Ankara Emniyet Müdürlüğü'nün raporuna göre Fethullahçı örgütlenmenin çalışma yöntemi şöyle gelişiyor:
Yeni ilişki kurulan öğrenciler ders çalışmak bahanesiyle evlere davet ediliyor. Öğrencilere ders konularında yardımcı olunuyor. Zamanla öğrencilere ses ve görüntülü kasetler dinletip izletiliyor. Fethullah Gülen'in kitapları okutuluyor. Cemaate kazanılanlara, kendilerinin Türkiye'yi kurtaracak cemaat olduğu anlatılıyor. Burada, birinci ilklerin "Peygamberimiz ve arkadaşları", ikinci ilklerin "cemaat mensupları" olduğu vurgulanıyor.
Fethullah usulü sigortacılık
Eylem TÜRKDost Sigorta'nın MÜSİAD üyesi beş kurucusunu Ankara Emniyet Müdürlüğü'ne ihbar ettikleri iddiasıyla gündeme gelen ve Fethullah cemaatinin kurduğu iddia edilen Işık Sigorta, şimdi de acentalarıyla mahkemelik oldu. Işık Sigorta'nın İskenderun ve Konya acentaları "kendilerinden silah zoruyla" tahsilat yapıldığı gerekçesiyle şirketi mahkemeye verdi. Bu acentalar, "Işık Sigorta genel merkezinin kendilerinden teminat olarak aldığı açık çeklerin üzerine, borçlarının üzerinde rakam yazdığını ve bu rakamları da zorla tahsil etmek istediğini" iddia ettiler.
Işık Sigorta Yönetim Kurulu Başkanı İhsan Kalkavan da şirketin 400 acentası bulunduğunu, bunlar arasında sorun çıkabileceğini söyledi. Kalkavan, bazı acentaların "poliçeleri ödemek istemediğini" savunarak, bu acentaların hakkında suç duyurusunda bulunacaklarını söyledi.
Işık Sigorta'nın eski Konya acentası Fatih Aylak, "karşılıksız bir çekin bedelini hakaret, tehdit ve sair hukuka aykırı yollarla tahsil etmek" iddiasıyla Işık Sigorta İzmir Bölge Müdürü Ahmet Talu, Işık Sİgorta Genel Müdürü Ahmet Başarı, Işık Sigorta Genel Müdür Yardımcıları Alaaddin Pekmezci, Ali İstanbullu ve Hüsamettin Doğramacı'yı mahkemeye verdi.
Işık Sigorta'nın İskenderun acentası Bestami Kılıç da şirketi mahkemeye verdiğini söyleyerek, "Manevi tazminat davası açtım. Hakkımızda ilan verdiler. Benim bu şirkete borcum varsa bunu ispat yoluna gitsinler" dedi.
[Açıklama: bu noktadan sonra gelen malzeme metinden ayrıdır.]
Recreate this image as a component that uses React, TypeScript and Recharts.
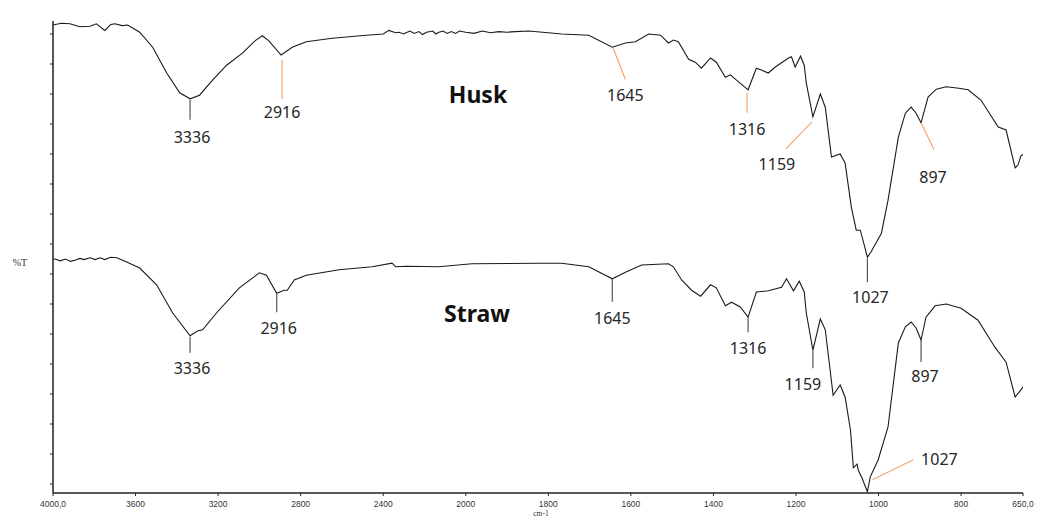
import { LineChart, Line, XAxis, YAxis, ReferenceDot } from 'recharts'

// FTIR spectra, %T (offset, arbitrary units) vs wavenumber (cm-1)
const huskWavenumber = [
  4000, 3960, 3918, 3870, 3821, 3790, 3749, 3720, 3700, 3665, 3638, 3580, 3517, 3449, 3386, 3336,
  3290, 3227, 3159, 3082, 3020, 2986, 2955, 2895, 2841, 2773, 2647, 2483, 2400, 2372, 2340, 2324,
  2300, 2290, 2270, 2250, 2227, 2210, 2190, 2160, 2145, 2130, 2110, 2090, 2070, 2050, 2030, 2000,
  1980, 1960, 1940, 1920, 1900, 1880, 1848, 1800, 1768, 1702, 1645, 1613,
  1589, 1557, 1528, 1509, 1497, 1485, 1460, 1444, 1429, 1407, 1393, 1371, 1359, 1344, 1316, 1296,
  1284, 1267, 1250, 1218, 1211, 1202, 1189, 1180, 1175, 1159, 1141, 1129, 1114, 1093, 1081, 1066,
  1054, 1044, 1027, 1018, 993, 977, 952, 935, 921, 909, 897, 880, 860, 836, 810, 783,
  752, 710, 691, 669, 662, 655, 650,
]
const huskT = [
  76.5, 76.8, 76.7, 76.2, 76.3, 76.7, 75.6, 76.6, 76.7, 76.4, 76.5, 75.3, 72.8, 68.5, 65.2, 64.2,
  64.8, 67.3, 69.8, 71.8, 73.9, 74.7, 73.9, 71.5, 72.8, 73.7, 74.3, 74.8, 75.0, 75.6, 75.2, 75.3,
  75.0, 75.2, 75.5, 75.1, 75.4, 74.9, 75.3, 75.5, 75.0, 75.3, 75.5, 75.1, 75.4, 75.1, 75.5, 75.3,
  75.1, 75.5, 75.2, 75.4, 75.3, 75.4, 75.5, 75.2, 75.0, 74.8, 72.8, 73.5,
  73.7, 75.0, 74.8, 73.5, 74.0, 73.7, 70.8, 70.3, 69.3, 71.0, 70.3, 67.8, 68.2, 67.3, 65.7, 69.3,
  69.0, 68.5, 69.5, 71.0, 71.2, 69.5, 71.3, 69.8, 66.8, 61.2, 65.0, 62.8, 54.5, 55.0, 53.5, 46.2,
  42.3, 42.3, 37.8, 38.7, 41.8, 47.3, 57.8, 61.8, 62.8, 61.8, 60.2, 64.5, 65.8, 66.2, 66.0, 65.7,
  64.0, 59.5, 59.0, 52.7, 53.2, 54.7, 54.9,
]

const strawWavenumber = [
  4000, 3990, 3965, 3940, 3915, 3894, 3870, 3850, 3820, 3797, 3770, 3750, 3720, 3691, 3643, 3580,
  3498, 3420, 3336, 3300, 3275, 3208, 3097, 3000, 2966, 2916, 2880, 2865, 2831, 2773, 2614, 2454,
  2357, 2340, 2290, 2130, 1985, 1823, 1768, 1702,
  1645, 1613, 1574, 1509, 1497, 1477, 1453, 1431, 1407, 1393, 1371, 1356, 1335, 1316, 1296, 1267,
  1235, 1223, 1206, 1192, 1180, 1175, 1159, 1141, 1129, 1110, 1093, 1081, 1068, 1061, 1052, 1049,
  1040, 1027, 1020, 1001, 977, 952, 935, 921, 909, 897, 885, 863, 836, 800, 759, 718,
  691, 669, 655, 650,
]
const strawT = [
  37.5, 37.5, 37.2, 37.5, 37.1, 37.3, 37.6, 37.4, 37.7, 37.4, 37.7, 37.4, 37.8, 37.7, 37.0, 36.0,
  33.2, 28.5, 24.7, 25.5, 25.7, 28.5, 32.7, 35.2, 34.8, 31.8, 32.3, 32.3, 34.0, 34.8, 35.7, 36.2,
  36.8, 36.2, 36.3, 36.2, 36.7, 36.8, 36.8, 36.2,
  34.2, 35.3, 36.5, 36.7, 36.2, 34.0, 32.3, 31.3, 33.2, 32.7, 29.7, 30.3, 29.5, 27.8, 32.0, 32.2,
  32.8, 34.2, 32.2, 33.8, 32.0, 28.5, 22.3, 27.5, 25.7, 14.8, 16.5, 14.5, 9.0, 2.7, 3.3, 2.3,
  1.0, -1.3, 1.2, 4.0, 9.5, 23.5, 26.2, 27.0, 26.0, 24.0, 27.8, 29.7, 30.0, 29.3, 27.3, 22.8,
  20.3, 14.5, 15.7, 16.2,
]

const xTicks = [4000, 3600, 3200, 2800, 2400, 2000, 1800, 1600, 1400, 1200, 1000, 800, 650]
const yTicks = [0, 5, 10, 15, 20, 25, 30, 35, 40, 45, 50, 55, 60, 65, 70, 75]

// peak labels and the wavenumber where each marker meets its trace
const huskPeaks = ['3336', '2916', '1645', '1316', '1159', '1027', '897']
const huskPeakAt = [3336, 2895, 1645, 1316, 1159, 1027, 897]
const strawPeaks = ['3336', '2916', '1645', '1316', '1159', '1027', '897']
const strawPeakAt = [3336, 2916, 1645, 1316, 1159, 1027, 897]

const GRAY = '#555'
const ORANGE = '#f7a46c'

// leader line (x1,y1)->(x2,y2) and label centre (tx,ty), in px from the peak
const huskLeaders = [
  { x1: 0, y1: 1, x2: 0, y2: 21, tx: 2, ty: 38, c: GRAY },
  { x1: 1, y1: 5, x2: 1, y2: 44, tx: 1, ty: 57, c: ORANGE },
  { x1: 1, y1: 1, x2: 13, y2: 32, tx: 13, ty: 48, c: ORANGE },
  { x1: -1, y1: 3, x2: -1, y2: 23, tx: -1, ty: 39, c: ORANGE },
  { x1: -1, y1: 5, x2: -27, y2: 32, tx: -36, ty: 47, c: ORANGE },
  { x1: 0, y1: 1, x2: 0, y2: 25, tx: 3, ty: 40, c: GRAY },
  { x1: 0, y1: 0, x2: 13, y2: 27, tx: 12, ty: 54, c: ORANGE },
]
const strawLeaders = [
  { x1: 0, y1: 1, x2: 0, y2: 17, tx: 2, ty: 32, c: GRAY },
  { x1: 0, y1: 0, x2: 0, y2: 19, tx: 2, ty: 35, c: GRAY },
  { x1: 0, y1: 0, x2: 0, y2: 23, tx: 0, ty: 39, c: GRAY },
  { x1: 0, y1: 0, x2: 0, y2: 15, tx: 0, ty: 31, c: GRAY },
  { x1: 0, y1: 0, x2: 0, y2: 18, tx: -10, ty: 34, c: GRAY },
  { x1: 5, y1: -12, x2: 46, y2: -32, tx: 72, ty: -33, c: ORANGE },
  { x1: 0, y1: 0, x2: 0, y2: 22, tx: 4, ty: 36, c: GRAY },
]

// the axis changes scale at 2000 cm-1 (twice as wide below it)
const pos = (w: number) => (w >= 2000 ? 4000 - w : 2000 + (2000 - w) * 2)
const fromPos = (p: number) => (p <= 2000 ? 4000 - p : 2000 - (p - 2000) / 2)

const toRows = (ws: number[], ts: number[]) => ws.map((w, i) => ({ x: pos(w), t: ts[i] }))
const huskData = toRows(huskWavenumber, huskT)
const strawData = toRows(strawWavenumber, strawT)

const FONT = '"Noto Sans", "Open Sans", sans-serif'

function XTick({ x, y, payload }: any) {
  const w = Math.round(fromPos(payload.value))
  const text = w === 4000 || w === 650 ? `${w},0` : String(w)
  return (
    <text x={x} y={y + 9} textAnchor="middle" fontSize={8.5} fontFamily="Liberation Sans, sans-serif" fill="#333">
      {text}
    </text>
  )
}

function leader(spec: (typeof huskLeaders)[number], text: string) {
  return (p: any) => (
    <g>
      <line x1={p.cx + spec.x1} y1={p.cy + spec.y1} x2={p.cx + spec.x2} y2={p.cy + spec.y2} stroke={spec.c} strokeWidth={1.2} />
      <text
        x={p.cx + spec.tx}
        y={p.cy + spec.ty}
        textAnchor="middle"
        dominantBaseline="central"
        fontSize={16}
        fontFamily={FONT}
        fill="#262626"
      >
        {text}
      </text>
    </g>
  )
}

function peakDots(
  data: { x: number; t: number }[],
  ws: number[],
  labels: string[],
  at: number[],
  leaders: typeof huskLeaders,
  key: string,
) {
  return labels.map((label, i) => {
    const idx = ws.indexOf(at[i])
    return (
      <ReferenceDot
        key={`${key}-${label}`}
        x={data[idx].x}
        y={data[idx].t}
        r={0}
        ifOverflow="visible"
        shape={leader(leaders[i], label)}
      />
    )
  })
}

const centered = {
  position: 'absolute' as const,
  transform: 'translate(-50%, -50%)',
  lineHeight: 1,
  whiteSpace: 'nowrap' as const,
}
const titleStyle = { ...centered, fontFamily: FONT, fontWeight: 700, fontSize: 23, color: '#111' }
const axisNameStyle = { ...centered, fontFamily: '"Liberation Serif", serif', color: '#333' }

export default function App() {
  return (
    <div style={{ position: 'absolute', left: 0, top: 0, width: 1043, height: 520, background: '#fff' }}>
      <LineChart width={1043} height={520} margin={{ top: 21, right: 20, bottom: 0, left: 0 }}>
        <XAxis
          type="number"
          dataKey="x"
          domain={[0, 4700]}
          ticks={xTicks.map(pos)}
          tick={<XTick />}
          tickSize={3}
          height={27}
          allowDataOverflow
          axisLine={{ stroke: '#222', strokeWidth: 1.5 }}
          tickLine={{ stroke: '#222' }}
        />
        <YAxis
          type="number"
          domain={[-1.5, 77.1667]}
          ticks={yTicks}
          tick={() => <g />}
          tickSize={3}
          width={53}
          allowDataOverflow
          axisLine={{ stroke: '#222', strokeWidth: 1.5 }}
          tickLine={{ stroke: '#222' }}
        />
        <Line data={huskData} dataKey="t" type="linear" stroke="#1a1a1a" strokeWidth={1.1} dot={false} isAnimationActive={false} />
        <Line data={strawData} dataKey="t" type="linear" stroke="#1a1a1a" strokeWidth={1.1} dot={false} isAnimationActive={false} />
        {peakDots(huskData, huskWavenumber, huskPeaks, huskPeakAt, huskLeaders, 'husk')}
        {peakDots(strawData, strawWavenumber, strawPeaks, strawPeakAt, strawLeaders, 'straw')}
      </LineChart>
      <div style={{ ...titleStyle, left: 478, top: 94 }}>Husk</div>
      <div style={{ ...titleStyle, left: 477, top: 313 }}>Straw</div>
      <div style={{ ...axisNameStyle, left: 20, top: 263, fontSize: 10 }}>%T</div>
      <div style={{ ...axisNameStyle, left: 541, top: 514, fontSize: 7.5 }}>cm-1</div>
    </div>
  )
}
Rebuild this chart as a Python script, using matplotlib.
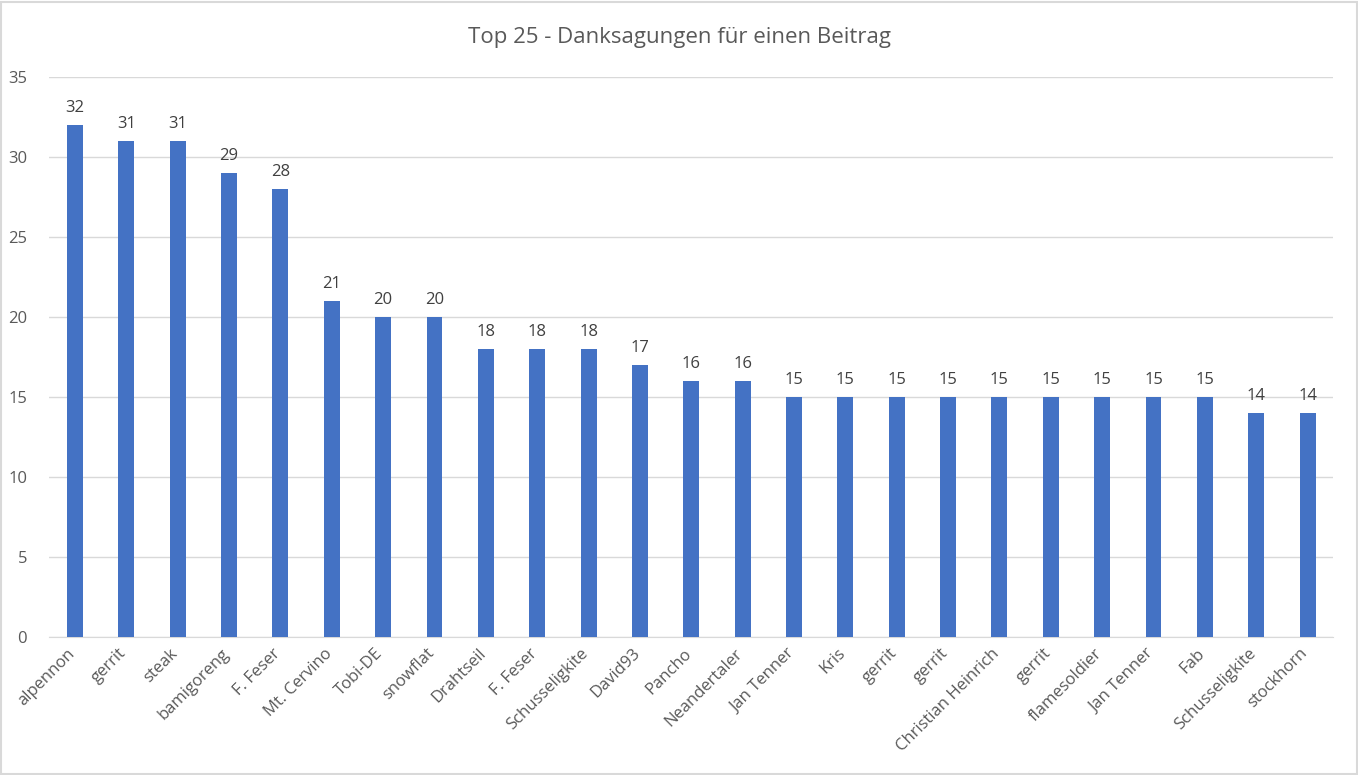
import matplotlib.pyplot as plt
import matplotlib.transforms as mtransforms
import numpy as np

names = ['alpennon', 'gerrit', 'steak', 'bamigoreng', 'F. Feser', 'Mt. Cervino',
         'Tobi-DE', 'snowflat', 'Drahtseil', 'F. Feser', 'Schusseligkite', 'David93',
         'Pancho', 'Neandertaler', 'Jan Tenner', 'Kris', 'gerrit', 'gerrit',
         'Christian Heinrich', 'gerrit', 'flamesoldier', 'Jan Tenner', 'Fab',
         'Schusseligkite', 'stockhorn']
counts = [32, 31, 31, 29, 28, 21, 20, 20, 18, 18, 18, 17, 16, 16,
          15, 15, 15, 15, 15, 15, 15, 15, 15, 14, 14]

plt.rcParams['font.family'] = ['Open Sans', 'DejaVu Sans']
grey = '#595959'

f = plt.figure(figsize=(13.58, 7.75), dpi=100)
f.patches.append(plt.Rectangle((0.001, 0.001), 0.998, 0.997, transform=f.transFigure,
                               fill=False, edgecolor='#d9d9d9', linewidth=1.5))
ax = f.add_axes([0.0363, 0.178, 0.9455, 0.7226])

x = np.arange(len(names))
bars = ax.bar(x, counts, width=0.31, color='#4472C4', zorder=3)
for xi, c in zip(x, counts):
    ax.text(xi, c + 0.55, str(c), ha='center', va='bottom', fontsize=12, color='#404040')

ax.set_xlim(-0.5, len(names) - 0.5)
ax.set_ylim(0, 35)
ax.set_yticks(range(0, 36, 5))
ax.grid(axis='y', color='#d9d9d9', linewidth=1, zorder=0)
for s in ['top', 'right', 'left']:
    ax.spines[s].set_visible(False)
ax.spines['bottom'].set_color('#d9d9d9')
ax.tick_params(axis='both', length=0, colors=grey, labelsize=12)
ax.tick_params(axis='y', pad=16)
ax.set_xticks(x)
ax.set_xticklabels(names, rotation=45, ha='right', rotation_mode='anchor')
ax.tick_params(axis='x', pad=6)
shift = mtransforms.ScaledTranslation(-8 / 100, 0, f.dpi_scale_trans)
for lab in ax.get_xticklabels():
    lab.set_transform(lab.get_transform() + shift)

f.text(0.5, 0.952, 'Top 25 - Danksagungen für einen Beitrag', ha='center', va='center',
       fontsize=16, color=grey)

plt.savefig('out.png', dpi=100)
Poliçe karşılıklarının ödenmediği için müşterilerine ödeme yapamadığını anlatan Kılıç, "Universal Sigorta ile anlaşma yaptım. Işık Sigorta yetkilileri manevi baskı yaptılar. Fethullah Cemaati'nden oldukları için bunu kullandılar. Işık Sigorta Genel Müdür Yardımcısı Alaaddin Pekmezci ticari hayatımı bitireceğini söyleyerek beni tehdit etti" diye konuştu.
İddialar arasında Işık Sigorta'nın Bandırma ve Gaziantep'te de mağdur bıraktığı acentalar bulunduğu, onların da cemaat baskısıyla susturulduğu bulunuyor.
'Suç duyurusunda bulunacağız'
Işık Sigorta Yönetim Kurulu Başkanı İhsan Kalkavan de şirketin 400 acentası bulunduğunu bunlar arasında sorun çıkabileceğini söyledi. Işık Sigorta'nın Türkiye genelinde 14. sırada yer aldığını belirten Kalkavan, merkezde 280 kişinin istihdam edildiğini kaydetti. Kalkavan, "Sigorta acentaları poliçelerin üzerine yatıp ödeme yapmıyorlar. Biz de onlar hakkında suç duyurusunda bulunacağız" dedi.